◆ **EXTRACTED RECORDS**:

╔══

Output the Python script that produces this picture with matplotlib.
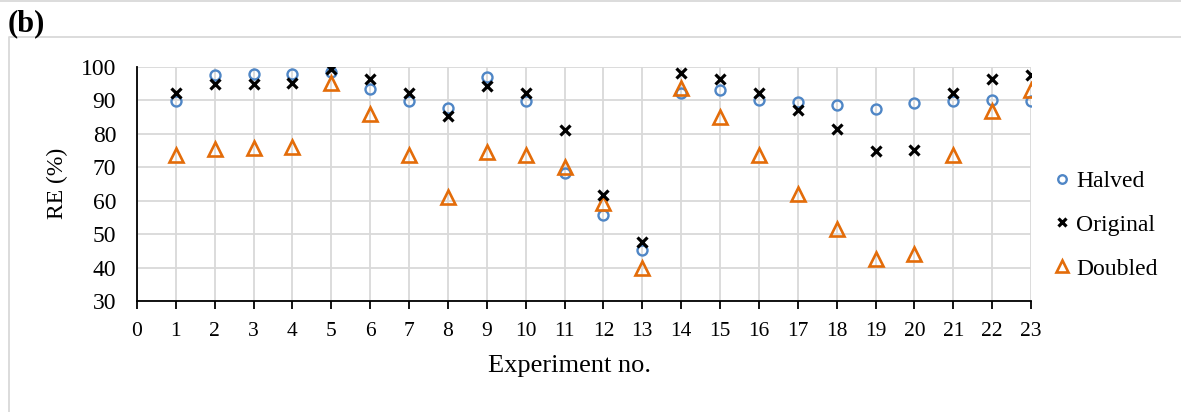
import matplotlib
matplotlib.use("Agg")
import matplotlib.pyplot as plt
from matplotlib.lines import Line2D

experiments = list(range(1, 24))
halved = [89.8, 97.5, 97.8, 97.8, 98.5, 93.2, 89.8, 87.8, 97.0, 89.8, 68.2, 55.7,
          45.2, 92.0, 93.0, 90.0, 89.5, 88.7, 87.4, 89.3, 89.8, 90.0, 89.8]
original = [92.2, 94.8, 94.9, 95.1, 99.3, 96.4, 92.2, 85.4, 94.2, 92.2, 81.0, 61.8,
            47.7, 98.2, 96.4, 92.2, 87.0, 81.5, 74.7, 75.0, 92.2, 96.2, 97.4]
doubled = [73.6, 75.5, 75.8, 76.0, 95.2, 85.8, 73.7, 61.1, 74.6, 73.7, 70.1, 59.2,
           39.9, 93.7, 85.1, 73.7, 61.9, 51.5, 42.5, 44.1, 73.5, 86.9, 93.0]
series_names = ["Halved", "Original", "Doubled"]
x_ticks = list(range(0, 24))
y_ticks = list(range(30, 101, 10))

plt.rcParams['font.family'] = ['Liberation Serif', 'DejaVu Serif']

W, H = 1181, 412
fig = plt.figure(figsize=(W / 100, H / 100), dpi=100)
ax = fig.add_axes([137 / W, (H - 301) / H, (1031 - 137) / W, (301 - 66.7) / H])

ax.plot(experiments, halved, linestyle='none', marker='o', markersize=7.2,
        markerfacecolor='none', markeredgecolor='#4F86C6', markeredgewidth=1.7,
        label=series_names[0], zorder=3)
ax.plot(experiments, original, linestyle='none', marker='x', markersize=7.5,
        color='black', markeredgewidth=2.3, label=series_names[1], zorder=4)
ax.plot(experiments, doubled, linestyle='none', marker='^', markersize=10.5,
        markerfacecolor='none', markeredgecolor='#E36C09', markeredgewidth=1.9,
        label=series_names[2], zorder=3)

ax.set_xlim(0, 23)
ax.set_ylim(30, 100)
ax.set_xticks(x_ticks)
ax.set_yticks(y_ticks)
ax.grid(True, color='#D9D9D9', linewidth=1.3, zorder=0)
ax.set_axisbelow(True)
for s in ['top', 'right']:
    ax.spines[s].set_visible(False)
ax.spines['left'].set_linewidth(1.3)
ax.spines['bottom'].set_linewidth(1.3)
ax.tick_params(axis='x', direction='out', length=6, width=1.3, labelsize=15.5, pad=9)
ax.tick_params(axis='y', length=0, labelsize=17, pad=15)
ax.set_xlabel('Experiment no.', fontsize=19)
ax.set_ylabel('RE (%)', fontsize=17)
ax.xaxis.set_label_coords((570 - 137) / 894, -(366 - 301) / 234.3)
ax.xaxis.label.set_va('center')
ax.yaxis.set_label_coords((57 - 137) / 894, 0.5)
ax.yaxis.label.set_va('center')

handles, labels = ax.get_legend_handles_labels()
leg = fig.legend(handles, labels, loc='center left', bbox_to_anchor=(1049 / W, 1 - 225 / H),
                 frameon=False, fontsize=17, handletextpad=0.05, labelspacing=0.95,
                 handlelength=1.1, borderpad=0, borderaxespad=0)
for h in leg.legend_handles:
    h.set_markersize(h.get_markersize() * 0.85)

fig.text(8 / W, 1 - 24 / H, '(b)', fontsize=22, fontweight='bold', va='center', ha='left')

fig.add_artist(Line2D([0, 1], [1 - 1 / H, 1 - 1 / H], color='#D9D9D9', linewidth=1.3,
                      transform=fig.transFigure))
fig.add_artist(Line2D([8.5 / W, 8.5 / W, 1], [0, 1 - 37 / H, 1 - 37 / H], color='#D9D9D9',
                      linewidth=1.3, transform=fig.transFigure))

fig.savefig('out.png', dpi=100)
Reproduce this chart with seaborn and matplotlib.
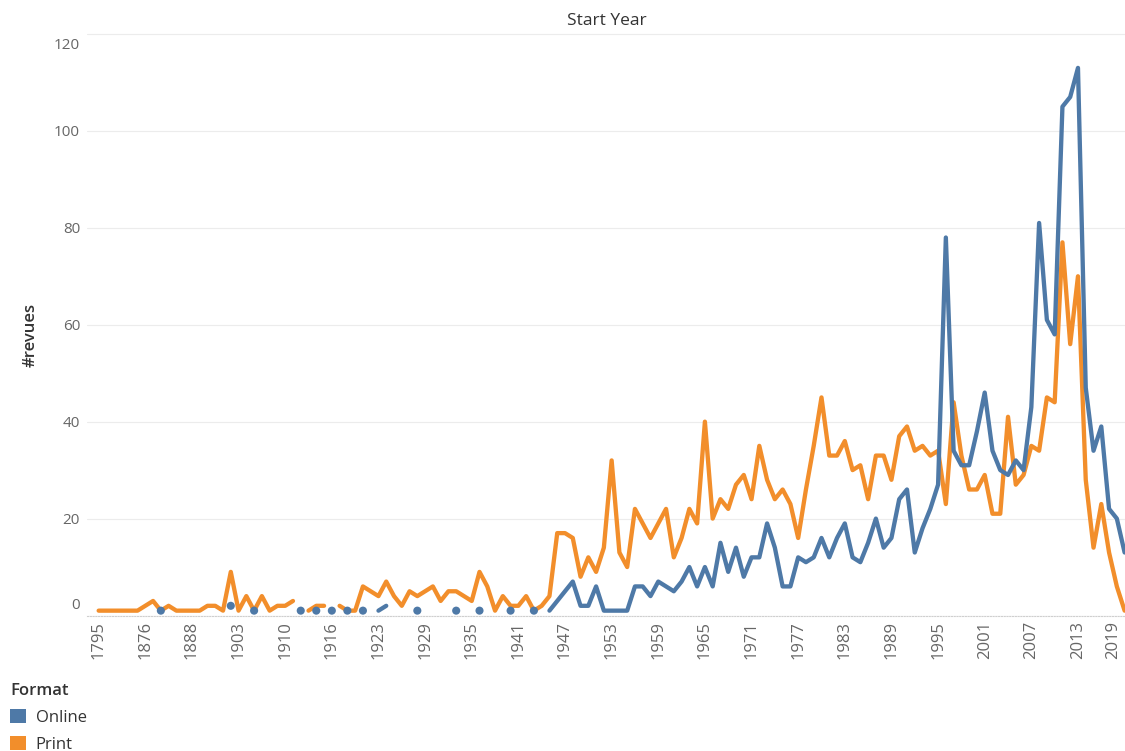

╚══

◆ **SHORT EXERCISE**: Set the entries down again exactly. Do not include the images.

◆ **OUTPUT OF THE TASK**:
Output the Python script that produces this picture with matplotlib.
import matplotlib
matplotlib.use("Agg")
import matplotlib.pyplot as plt
from matplotlib.lines import Line2D

experiments = list(range(1, 24))
halved = [89.8, 97.5, 97.8, 97.8, 98.5, 93.2, 89.8, 87.8, 97.0, 89.8, 68.2, 55.7,
          45.2, 92.0, 93.0, 90.0, 89.5, 88.7, 87.4, 89.3, 89.8, 90.0, 89.8]
original = [92.2, 94.8, 94.9, 95.1, 99.3, 96.4, 92.2, 85.4, 94.2, 92.2, 81.0, 61.8,
            47.7, 98.2, 96.4, 92.2, 87.0, 81.5, 74.7, 75.0, 92.2, 96.2, 97.4]
doubled = [73.6, 75.5, 75.8, 76.0, 95.2, 85.8, 73.7, 61.1, 74.6, 73.7, 70.1, 59.2,
           39.9, 93.7, 85.1, 73.7, 61.9, 51.5, 42.5, 44.1, 73.5, 86.9, 93.0]
series_names = ["Halved", "Original", "Doubled"]
x_ticks = list(range(0, 24))
y_ticks = list(range(30, 101, 10))

plt.rcParams['font.family'] = ['Liberation Serif', 'DejaVu Serif']

W, H = 1181, 412
fig = plt.figure(figsize=(W / 100, H / 100), dpi=100)
ax = fig.add_axes([137 / W, (H - 301) / H, (1031 - 137) / W, (301 - 66.7) / H])

ax.plot(experiments, halved, linestyle='none', marker='o', markersize=7.2,
        markerfacecolor='none', markeredgecolor='#4F86C6', markeredgewidth=1.7,
        label=series_names[0], zorder=3)
ax.plot(experiments, original, linestyle='none', marker='x', markersize=7.5,
        color='black', markeredgewidth=2.3, label=series_names[1], zorder=4)
ax.plot(experiments, doubled, linestyle='none', marker='^', markersize=10.5,
        markerfacecolor='none', markeredgecolor='#E36C09', markeredgewidth=1.9,
        label=series_names[2], zorder=3)

ax.set_xlim(0, 23)
ax.set_ylim(30, 100)
ax.set_xticks(x_ticks)
ax.set_yticks(y_ticks)
ax.grid(True, color='#D9D9D9', linewidth=1.3, zorder=0)
ax.set_axisbelow(True)
for s in ['top', 'right']:
    ax.spines[s].set_visible(False)
ax.spines['left'].set_linewidth(1.3)
ax.spines['bottom'].set_linewidth(1.3)
ax.tick_params(axis='x', direction='out', length=6, width=1.3, labelsize=15.5, pad=9)
ax.tick_params(axis='y', length=0, labelsize=17, pad=15)
ax.set_xlabel('Experiment no.', fontsize=19)
ax.set_ylabel('RE (%)', fontsize=17)
ax.xaxis.set_label_coords((570 - 137) / 894, -(366 - 301) / 234.3)
ax.xaxis.label.set_va('center')
ax.yaxis.set_label_coords((57 - 137) / 894, 0.5)
ax.yaxis.label.set_va('center')

handles, labels = ax.get_legend_handles_labels()
leg = fig.legend(handles, labels, loc='center left', bbox_to_anchor=(1049 / W, 1 - 225 / H),
                 frameon=False, fontsize=17, handletextpad=0.05, labelspacing=0.95,
                 handlelength=1.1, borderpad=0, borderaxespad=0)
for h in leg.legend_handles:
    h.set_markersize(h.get_markersize() * 0.85)

fig.text(8 / W, 1 - 24 / H, '(b)', fontsize=22, fontweight='bold', va='center', ha='left')

fig.add_artist(Line2D([0, 1], [1 - 1 / H, 1 - 1 / H], color='#D9D9D9', linewidth=1.3,
                      transform=fig.transFigure))
fig.add_artist(Line2D([8.5 / W, 8.5 / W, 1], [0, 1 - 37 / H, 1 - 37 / H], color='#D9D9D9',
                      linewidth=1.3, transform=fig.transFigure))

fig.savefig('out.png', dpi=100)
Reproduce this chart with seaborn and matplotlib.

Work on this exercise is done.